Hip Flips to 315-Degree Breaks

This drill is the same as the Hip Flips to 45, except that instead of breaking toward the side you've opened to, you'll break back in the opposite direction at a 315 degree angle. It almost looks like a speed turn.

The Drill:

Video Coming Soon...

Long Football Training Drills

The following long DB drills are intended to help you keep solid defensive back technique even when you're tired. This is also known as technical endurance. Because they are slower, longer drills, they can also serve as starter drills when you are beginning your training program and help you build a base of endurance.

They shouldn't be performed on the same day as the short, explosive cornerback drills explained earlier, because they are for defensive back technique and endurance (technical endurance), not so much for speed.

Box Drill

The box drill is series of freestyle breaks in a 5yd-by-5yd box. You can choose pretty much any of the breaks from the basic drills and some from the advanced cornerback drills. You can practice on your quick-step and bail technique also.

Because this drill is meant to develop endurance as well as techniuqe and agility, you want to break at least 10 times.

The Drill:

Make sure you work on your technique and stay low.

Long Weave Drill

A weave is a side-to-side backpedal, which you perform while still keeping yourself square with the line of scrimmage.

Weaving is mostly used when receivers try to stem, or gain leverage on you, so that you can keep your leverage.

This drill is intended to increase your comfort and skill with weaving.

The Drill:

For this drill, you want to start at the goal line and weave at least 5yds wide for 100yds all the way down to the other goal line.

If you feel like you can't last that long, try cutting it down to 75 or 50yds and build up to it 100yds. You can also start at a slow and steady pace and increase it over time. The goal is to be able to weave fast or slow, comfortably, at an extended length.

Long Speed Turn/Slalom Drill

This drill is basically a long series of zig zags, or speed turns.

The Drill:

Video Coming Soon...

For this drill you'll set up two sets of cones, every 5yrds, down the length of the field. Starting down at one end, you cut diagonally every 5yds down the length of the field.

Long Slow Turn Drill

This drill is basically a long series of slow turns.

The Drill:

Video Coming Soon...

This drill is the same as the long slalom, except this time you slow turn every 5yrds, down the length of the field.

Just like the long weave drill, both the long slalom and long slow turn drills can be shortened if 100yds is too much.

Drills I Left Out and Why

If you've played cornerback before, you've probably done a drill with your team called the "W" drill, and you might be asking why I didn't include it. The quick answer is because there is no "W" route, and therefore backpedaling and breaking twice or more times in one play/drill isn't practical, unless you're trying to develop your technique or endurance.

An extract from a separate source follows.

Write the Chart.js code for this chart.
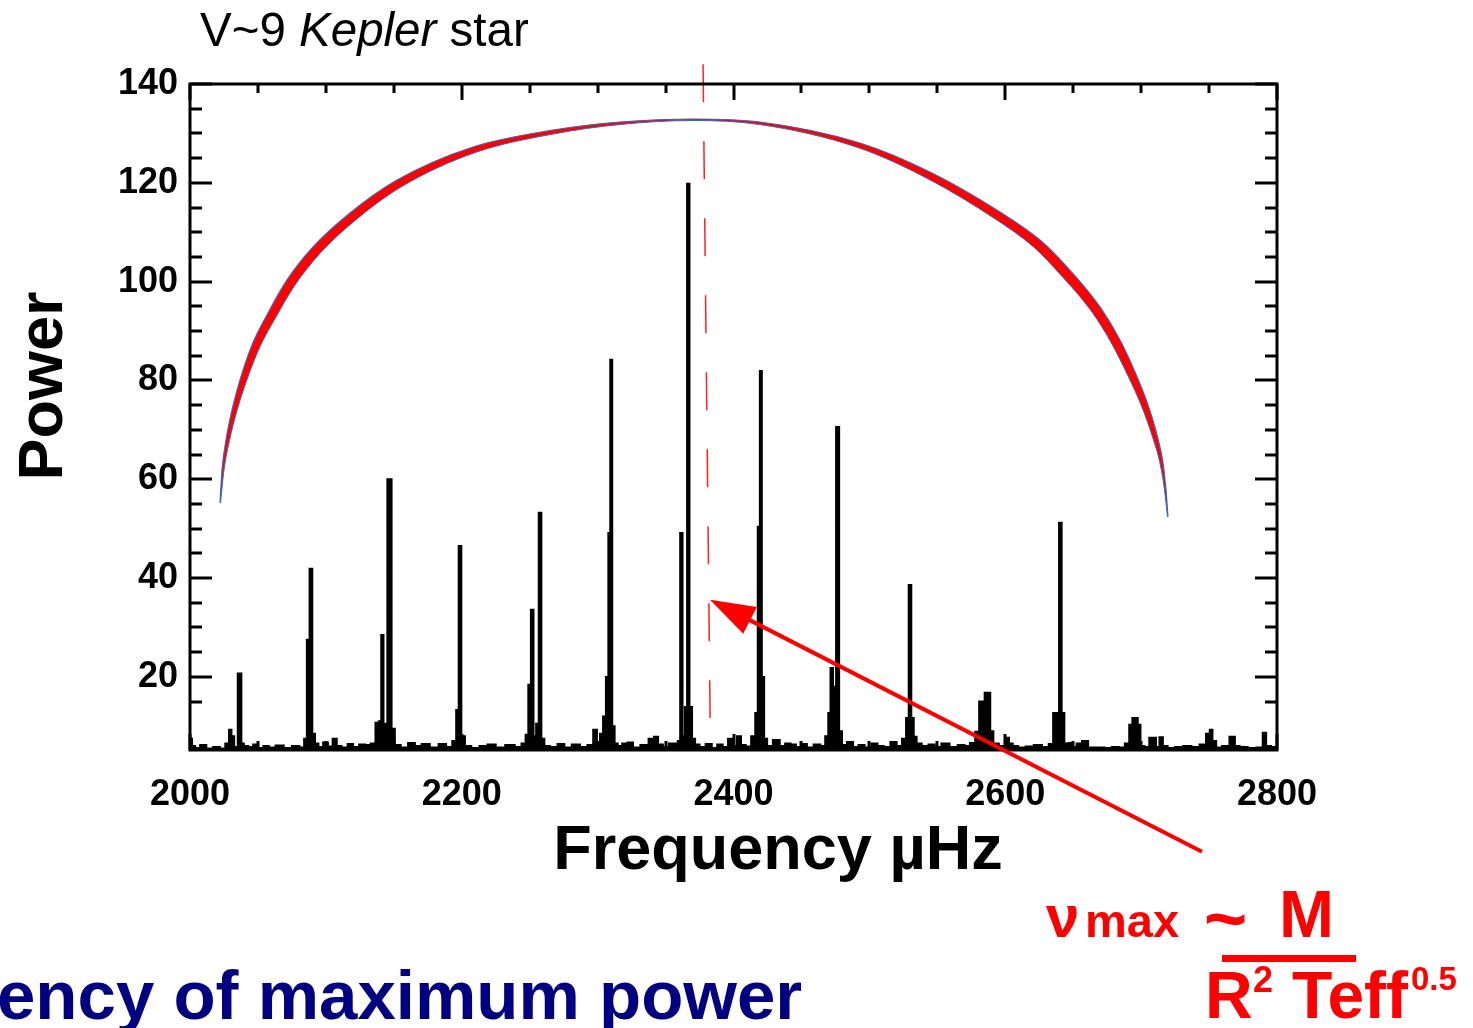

Football is a series of explosive movements. Remember, no fluff drills. Its best to do football training drills that mimic what your gonna do in a game.

If you want to work on technical endurance and versatility, the long DB drills, especially the box drill, are enough. But if you feel the need to do the "W", be my guest.

So that's it for the cornerback drills. Like I said, perform these consistently over time and your cover skills will increase dramatically. These movements will be "burned" into your muscle memory and become second nature to you when making breaks, so you can take that pick to the house!